For his bottling, Noe combined a 16- and 17-year-old barrel, sourced from separate — but equally exalted — barrelhouses. The resulting juice tickles the tongue with brown sugar and a distinctive nuttiness. You can tell it's Beam, yet it's not quite like any Beam you've tasted before.

Conor O'Driscoll of Heaven Hill coaxed comparable complexity out of stock nearly half that age by leveraging a particularly auspicious corner of rickhouse. "The two nine-year-old barrels I picked were from the sixth floor of rickhouse M at our main campus in Bardstown," says the master distiller. "Tasted separately, the two barrels had contrasting taste profiles: one sweet with notes of vanilla and butterscotch, the other with spice and oak. When mingled, they created a full-bodied and smooth Bourbon that offered an exceptional first expression for Heaven Hill in this collection."

Bardstown Collection boxes
Courtesy of Bardstown Bourbon Company

This coming from a man responsible for such lauded liquids as Old Fitzgerald and Parker's Heritage. And yet, even some of most ardent whiskey enthusiasts (outside of Kentucky, at least) remain unaware of this particular release.
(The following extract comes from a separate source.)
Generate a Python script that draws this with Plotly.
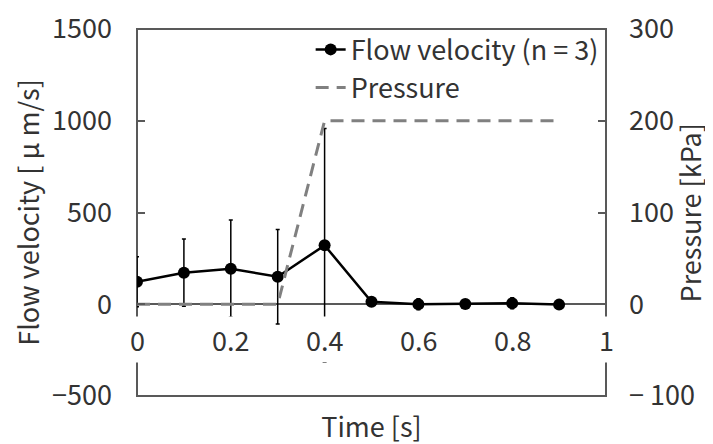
import plotly.graph_objects as go

# data
time_s = [0, 0.1, 0.2, 0.3, 0.4, 0.5, 0.6, 0.7, 0.8, 0.9]
flow_velocity = [123, 172, 194, 150, 321, 14, 0, 1, 5, -2]
flow_sd = [136, 183, 265, 257, 637, 10, 30, 15, 30, 10]
pressure_kpa = [0, 0, 0, 0, 200, 200, 200, 200, 200, 200]

x_ticks = [0, 0.2, 0.4, 0.6, 0.8, 1]
x_ticklabels = ["0", "0.2", "0.4", "0.6", "0.8", "1"]
y_ticks = [-500, 0, 500, 1000, 1500]
y_ticklabels = ["\u2212500", "0", "500", "1000", "1500"]
y2_ticks = [-100, 0, 100, 200, 300]
y2_ticklabels = ["\u2212 100", "0", "100", "200", "300"]

FONT = "Noto Sans CJK JP, Noto Sans, sans-serif"
TXT = "#333333"
FRAME = "#595959"
FS_TICK = 27
FS = 27

fig = go.Figure()

fig.add_trace(go.Scatter(
    x=time_s, y=flow_velocity, name="Flow velocity (n = 3)",
    mode="lines+markers",
    line=dict(color="black", width=2.5),
    marker=dict(color="black", size=12),
    error_y=dict(type="data", array=flow_sd, visible=True,
                 color="black", thickness=1.5, width=2),
))

fig.add_trace(go.Scatter(
    x=time_s, y=pressure_kpa, name="Pressure", yaxis="y2",
    mode="lines",
    line=dict(color="#808080", width=3, dash="13px,8px"),
))

# frame around the plot area
fig.add_shape(type="rect", xref="x domain", yref="y domain",
              x0=0, x1=1, y0=0, y1=1, layer="below",
              line=dict(color=FRAME, width=2))

# x tick labels sit at y = 0 with a white box, like the original
for v, t in zip(x_ticks, x_ticklabels):
    fig.add_annotation(x=v, y=0, xref="x", yref="y", text=t,
                       showarrow=False, yshift=-35, yanchor="middle",
                       bgcolor="white", borderpad=3,
                       font=dict(family=FONT, size=FS_TICK, color=TXT))

# right axis title (placed by hand, plotly puts it too far out)
fig.add_annotation(x=1.179, y=0.5, xref="paper", yref="paper",
                   text="Pressure [kPa]", textangle=-90, showarrow=False,
                   xanchor="center", yanchor="middle",
                   font=dict(family=FONT, size=FS, color=TXT))

# page body has an 8px margin, so the margins are shifted by 8px
fig.update_layout(
    width=713, height=444,
    margin=dict(l=129, r=115, t=21, b=56),
    paper_bgcolor="white", plot_bgcolor="white",
    font=dict(family=FONT, size=FS, color=TXT),
    showlegend=True,
    legend=dict(x=0.995, xanchor="right", y=1.01, yanchor="top",
                bgcolor="rgba(0,0,0,0)", font=dict(size=FS),
                itemwidth=30, tracegroupgap=0),
    xaxis=dict(range=[0, 1], showgrid=False, zeroline=False,
               showline=False, showticklabels=False, ticks="",
               title=dict(text="Time [s]", standoff=22,
                          font=dict(size=FS)),
               automargin=False),
    yaxis=dict(range=[-500, 1500], tickvals=y_ticks, ticktext=y_ticklabels,
               tickfont=dict(size=FS_TICK), ticklabeloverflow="allow",
               showgrid=False, zeroline=True, zerolinecolor=FRAME,
               zerolinewidth=2, showline=False,
               ticks="inside", ticklen=8, tickwidth=2, tickcolor=FRAME,
               ticklabelstandoff=24,
               title=dict(text="Flow velocity [ \u03bc m/s]", standoff=4,
                          font=dict(size=FS)),
               automargin=False),
    yaxis2=dict(range=[-100, 300], tickvals=y2_ticks, ticktext=y2_ticklabels,
                tickfont=dict(size=FS_TICK), ticklabeloverflow="allow",
                overlaying="y", side="right", showgrid=False,
                zeroline=False, showline=False,
                ticks="inside", ticklen=8, tickwidth=2, tickcolor=FRAME,
                ticklabelstandoff=22,
                automargin=False),
)

fig.write_html("out.html")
Meanwhile, bourbon geeks within the state were busy criss-crossing their way up and down the Bluegrass Parkway in mid-January to secure the set of staggered releases before they vanished for good…Or until March 2023, that is, when volume two arrives with the addition of three yet-to-be-named distilleries.
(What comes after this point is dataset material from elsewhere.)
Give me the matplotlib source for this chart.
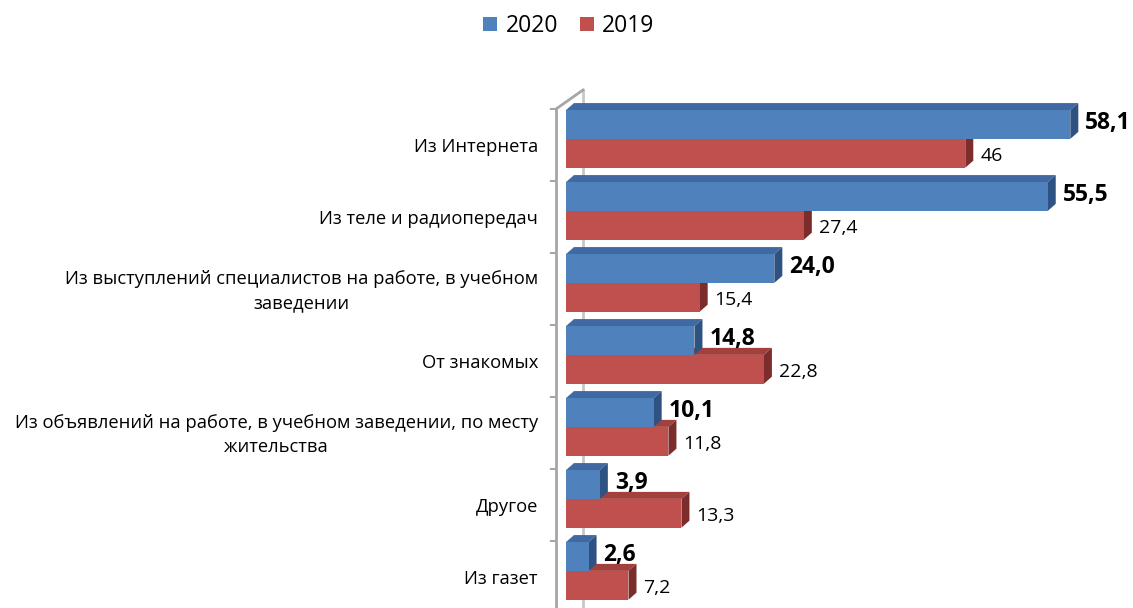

The ongoing collaboration was spearheaded by Bardstown Bourbon Company. Although a relative newcomer to the Kentucky whiskey landscape their leading role here makes perfect sense: the 9-year-old distillery was formed around the idea of bringing a Napa Valley destination experience to Bourbon Country. The vision is viewed most dramatically in its sleek, state-of-the-art $25 million dollar visitors center. But community-building is also integral to that agenda.

"We want to highlight this unique area as the true home for bourbon," says Dan Callaway, vice president of hospitality and product development for Bardstown Bourbon. "The Bardstown Collection represents the camaraderie and community of the Bourbon Capital of the World."

The shared packaging and bottle design of the series stands as further testament to that alignment. Aside from a small tag affixed to the bottom of each glass, the five individual releases are virtually indistinguishable from one another. It's quite rare in any industry to see competing businesses unite under common branding. But the Bardstown Collection is more than just rare, it's exceptional. And now, exceptionally expensive: the full set of volume one is currently valued at $6,000 on the secondary market.

If that's a little beyond your budget, Bardstown Bourbon Company will be dropping another limited release, exclusive to its on-site gift shop, on March 25th. The special one-off commemorates legendary master distiller Steve Nally's 50th anniversary in the bourbon business. With only 650 total bottles hitting the shelf, the $300 offering will undoubtedly be a hot commodity amongst whiskey collectors.

So, for those who didn't know about Bardstown before, consider yourself clued-in. And for those who didn't already know about its namesake bourbon collection, consider yourself warned: volume two is a little over a year away. Plan accordingly.